AI Coding Assistants

Rude welcomes contributions that involve AI coding assistants (Claude, Codex, Cursor, Copilot, and similar tools). This page documents how to use them responsibly so the project stays healthy.

This guidance complements the general Contributing guide – all standard rules still apply.

Process

AI-assisted changes go through the same pipeline as any other contribution:

  • Development setup: see Contributing for Python, Rust, and uv requirements.

  • Code style: enforced by ruff and clippy, runnable via make check.

  • Tests: make test.

Open a pull request when make check && make test passes locally.

Commit conventions

Commit messages follow Conventional Commits v1.0.0. The subject line stays under 50 characters; the body wraps at 72. Examples already in the repo:

  • feat: add F-code severity overrides

  • fix(analyzer): handle __future__ imports

  • refactor(scope): simplify binding lookup

Human responsibility

An AI assistant is a tool, not a contributor. The human who submits a patch is responsible for:

  • Review – reading every line of generated code and understanding it.

  • Verification – running make check && make test and confirming the output, not just trusting the assistant’s “all green” claim.

  • Licensing – Rude is MIT-licensed; contributions must be compatible.

  • Commit message and PR description – these must accurately describe the change and the human’s understanding of it.

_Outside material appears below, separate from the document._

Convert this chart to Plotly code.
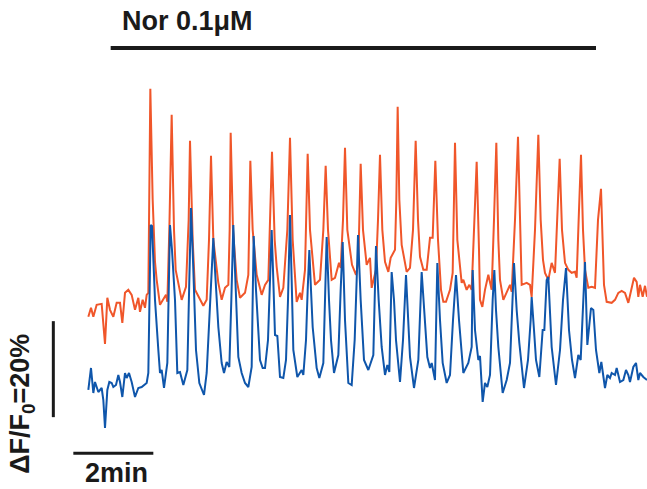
import plotly.graph_objects as go
import numpy as np

# ---- data: raw fluorescence (a.u.) of two cells over time (s) ----
F0 = 480.0  # baseline fluorescence (a.u.)

orange_t = [0.5, 4.5, 8, 13, 20.5, 23, 25.5, 29, 33, 38, 43, 48, 51.5, 55.5, 60.5, 65.5, 70.5, 75.5, 78, 82, 85.5, 88, 90.5,
            93.5, 97, 100.5, 103, 108, 113, 117, 119, 122,
            125.5, 129, 131.5, 135.5, 140.5, 147, 151,
            153, 157, 160.5, 168, 173, 178, 181.5,
            184.5, 188, 195.5, 200.5, 205.5, 210.5, 212.5,
            214, 217.5, 223, 228, 235.5, 240.5,
            243.5, 247, 253, 260.5, 265.5, 270.5, 274,
            276, 280, 283, 288, 293, 299,
            303, 307, 313, 318, 320.5, 325.5,
            329.5, 333, 340.5, 348, 353,
            356.5, 360, 365.5, 370.5, 376.5, 379, 382.5,
            385.5, 389, 396, 402, 405.5,
            409, 412.5, 418, 423, 425.5, 432, 435,
            438, 441.5, 445.5, 450.5, 454, 460.5, 462.5,
            464.5, 467, 470.5, 475.5, 478, 483, 487.5,
            491.5, 495, 498, 503, 508, 513, 517,
            521, 525, 529.5, 533, 537, 543, 547,
            550.5, 554, 560.5, 563, 568, 572, 575.5, 580,
            583, 586.5, 588, 591.5, 595.5, 600.5, 605.5, 609,
            612.5, 615.5, 618, 623, 628, 633, 635.5, 640.5,
            645, 648, 650.5, 658, 663, 665.5, 670.5,
            675.5, 679, 682.5, 685.5, 690.5, 695.5, 700.5, 704,
            707.5, 711, 715.5, 720.5, 725.5, 730.5, 733, 736.5,
            739.5, 742.5, 745.5, 750.5, 755.5, 760.5, 765,
            769.5, 772, 774, 778, 785.5, 790.5, 795.5, 800.5, 805.5, 810.5, 815.5,
            819, 823, 825.5, 828, 832, 835.5, 838.5]
orange_f = [468, 477, 468, 480, 481, 458, 441, 487, 475, 468, 482, 482, 462, 492, 495, 490, 475, 487, 473, 485, 477, 490, 492,
            696, 585, 523, 505, 480, 485, 490, 483, 555,
            670, 555, 515, 503, 485, 498, 565,
            644, 545, 495, 485, 479, 485, 545,
            629, 545, 502, 485, 497, 500, 555,
            652, 555, 505, 487, 492, 510,
            624, 555, 510, 490, 500, 505, 585,
            633, 545, 518, 488, 497, 555,
            647, 545, 483, 492, 485, 515,
            631, 555, 500, 505, 555,
            619, 555, 505, 507, 522, 517, 565,
            637, 555, 520, 510, 522,
            621, 555, 520, 527, 497, 515, 565,
            630, 555, 523, 513, 527, 535, 585,
            678, 585, 540, 523, 513, 517, 555,
            644, 565, 528, 515, 515, 547, 547,
            624, 545, 495, 483, 483, 495, 512,
            642, 545, 502, 505, 495, 500, 495, 585,
            623, 535, 485, 478, 495, 510, 495, 565,
            642, 545, 505, 485, 492, 500, 493, 565,
            648, 555, 500, 502, 500, 488, 555,
            650, 565, 525, 512, 505, 522, 512, 565,
            626, 555, 522, 515, 512, 513, 507, 575,
            630, 555, 515, 497, 498, 497, 565,
            596, 545, 500, 483, 482, 485, 492, 494, 492, 482, 497,
            507, 503, 488, 500, 488, 499, 488]

blue_t = [0.5, 4.5, 8, 10.5, 15.5, 20.5, 23, 25.5, 29, 32, 35.5, 38, 42, 45.5, 48, 51.5, 55.5, 58, 61.5, 65.5, 70.5, 75.5, 80.5, 84, 88, 90.5,
          92, 94, 96, 100.5, 105.5, 108, 110.5, 114, 119, 121,
          123, 126, 130.5, 134, 138, 143, 147, 149, 152,
          154.5, 157.5, 162, 167, 174, 178, 181.5, 184.5,
          188, 190.5, 195.5, 200.5, 204, 208, 212, 215,
          218, 220.5, 225.5, 230.5, 235.5, 240.5, 245.5, 247,
          248.5, 252, 258, 262, 265.5, 270, 273,
          275.5, 277.5, 280.5, 284, 288, 293, 297, 300,
          303, 305.5, 308, 314, 320.5, 323, 327, 329.5,
          332, 334.5, 337, 343, 347, 353, 355.5,
          358, 361.5, 364.5, 369, 375.5, 379,
          382, 385.5, 390.5, 395.5, 400, 403,
          405, 409, 414, 420.5, 428, 430,
          432, 436, 440.5, 445.5, 449, 452,
          455.5, 459, 462, 468, 472.5,
          477, 480, 483, 489, 495.5,
          500.5, 505, 509, 513, 515.5, 520.5, 523,
          524, 528, 532, 538, 543, 547.5,
          552, 556.5, 563, 570.5, 575.5,
          577, 580.5, 585.5, 588, 592, 595.5, 599, 603, 607,
          609.5, 612, 615.5, 622, 628, 633, 637,
          639, 643, 647, 654, 660, 664,
          665.5, 669, 672, 677, 682, 684.5, 688,
          690.5, 693, 695.5, 702, 708, 712.5,
          717, 721.5, 726, 730.5, 735.5, 739, 742.5,
          745.5, 749, 754.5, 758, 762, 767, 770, 775.5, 779, 783, 785.5, 790.5, 793, 798,
          803, 807, 810.5, 813, 818, 822, 825.5, 828, 833, 838.5]
blue_f = [475, 497, 472, 483, 473, 477, 465, 437, 475, 483, 482, 478, 480, 490, 483, 468, 492, 487, 492, 483, 468, 477, 478, 480, 482, 492,
          565, 640, 639, 565, 515, 492, 495, 477, 502, 565,
          640, 615, 565, 492, 493, 480, 492, 495, 585,
          657, 605, 515, 482, 470, 492, 545, 585,
          627, 595, 538, 502, 492, 503, 498, 565,
          640, 595, 508, 492, 482, 478, 498, 565,
          629, 575, 505, 497, 497, 525, 585,
          635, 595, 530, 529, 488, 487, 505, 565,
          650, 585, 515, 488, 495, 490, 525, 575,
          615, 575, 538, 497, 487, 502, 565,
          628, 565, 525, 492, 510, 575,
          623, 545, 482, 480, 525, 585,
          630, 565, 505, 495, 510, 565,
          619, 565, 518, 490, 500, 493,
          593, 565, 525, 483, 525,
          590, 545, 508, 477, 505,
          593, 545, 508, 497, 502, 485, 565,
          602, 545, 502, 482, 490, 545,
          590, 545, 492, 502, 518,
          595, 535, 505, 509, 463, 482, 478, 490, 565,
          595, 555, 518, 472, 485, 502, 575,
          602, 555, 522, 477, 505, 545,
          568, 535, 505, 488, 535, 535, 585,
          588, 545, 518, 480, 515, 565,
          597, 535, 505, 487, 510, 505, 565,
          603, 520, 557, 555, 515, 492, 503, 477, 490, 487, 492, 490, 497, 483,
          485, 495, 490, 483, 498, 502, 485, 492, 488, 485]

drug_label = "Nor 0.1μM"
drug_window = [34, 762]          # s, application of noradrenaline
scale_time = 120                 # s  (2 min)
scale_dff = 20                   # %  ΔF/F0
time_label = "2min"
dff_label = "ΔF/F<sub>0</sub>=20%"

# ---- presentation ----
ORANGE = "#F0562A"
BLUE = "#0F56AB"
ORANGE_OFFSET = 16.7   # vertical stacking offset of the upper trace (%)

def dff(f):
    return (np.asarray(f, dtype=float) - F0) / F0 * 100.0

fig = go.Figure()
fig.add_trace(go.Scatter(x=orange_t, y=dff(orange_f) + ORANGE_OFFSET, mode="lines",
                         line=dict(color=ORANGE, width=2), hoverinfo="skip", showlegend=False))
fig.add_trace(go.Scatter(x=blue_t, y=dff(blue_f), mode="lines",
                         line=dict(color=BLUE, width=2), hoverinfo="skip", showlegend=False))

BLACK = "#1a1a1a"
# drug bar
fig.add_shape(type="line", x0=drug_window[0], x1=drug_window[1], y0=70.2, y1=70.2,
              line=dict(color=BLACK, width=4))
# vertical scale bar
fig.add_shape(type="line", x0=-52, x1=-52, y0=-6.7, y1=-6.7 + scale_dff,
              line=dict(color=BLACK, width=3))
# horizontal scale bar
fig.add_shape(type="line", x0=-22, x1=-22 + scale_time, y0=-14.2, y1=-14.2,
              line=dict(color=BLACK, width=3))

FONT = dict(family="Liberation Sans, Arial, sans-serif", size=27, color=BLACK)
fig.add_annotation(x=149, y=75.8, text="<b>" + drug_label + "</b>", showarrow=False,
                   font=FONT, xanchor="center", yanchor="middle")
fig.add_annotation(x=43, y=-18.4, text="<b>" + time_label + "</b>", showarrow=False,
                   font=FONT, xanchor="center", yanchor="middle")
fig.add_annotation(x=-98, y=-4.0, text="<b>" + dff_label + "</b>", showarrow=False,
                   font=FONT, xanchor="center", yanchor="middle", textangle=-90)

fig.update_layout(
    width=647, height=489,
    margin=dict(l=0, r=0, t=0, b=0),
    paper_bgcolor="white", plot_bgcolor="white",
    xaxis=dict(range=[-132, 838.5], visible=False, fixedrange=True),
    yaxis=dict(range=[-21.67, 80.21], visible=False, fixedrange=True),
)

fig.write_html("out.html", config={"displayModeBar": False},
               post_script="document.body.style.margin='0';document.body.style.overflow='hidden';")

Don’t ship code you can’t explain.

Attribution

When an AI tool materially contributed to a patch, add an Assisted-by trailer at the end of the commit message:

Assisted-by: AGENT_NAME:MODEL_VERSION [TOOL1] [TOOL2]

Where:

  • AGENT_NAME is the AI tool or framework (Claude, Codex, Cursor…).

  • MODEL_VERSION is the specific model (claude-opus-4-7, gpt-5…).

  • [TOOL1] [TOOL2] are optional specialized analysis tools used (e.g., ruff, mypy, clippy). Basic development tools (git, uv, cargo, make, editors) are not listed.

Full example:

feat(rules): add E999 catch-all for syntax errors

Fall back to a generic diagnostic when tree-sitter reports ERROR nodes
that don't match any existing rule, so users get actionable output
instead of silent skips.

Assisted-by: Claude:claude-opus-4-7 ruff

Prohibited behaviors

AI agents must not:

  • Set Author: or Committer: fields. These identify the human responsible for the contribution. Use Assisted-by instead.

  • Add Signed-off-by: on behalf of anyone. Rude does not currently require a DCO, but authorship signatures must reflect real humans.

  • Embed session metadata. Internal agent IDs, reasoning chains, memory dumps, or harness-specific trailers don’t belong in commit messages, PR descriptions, or committed files.

  • Act without authorization. Opening issues, PRs, or comments on Rude’s GitHub without explicit permission from the submitter is not OK.

Why this exists

AI tools scale quickly – small quality problems become large ones fast. By being explicit about attribution and human responsibility, Rude keeps a clear audit trail of what AI contributed, while making sure contributions still go through a human who understands them.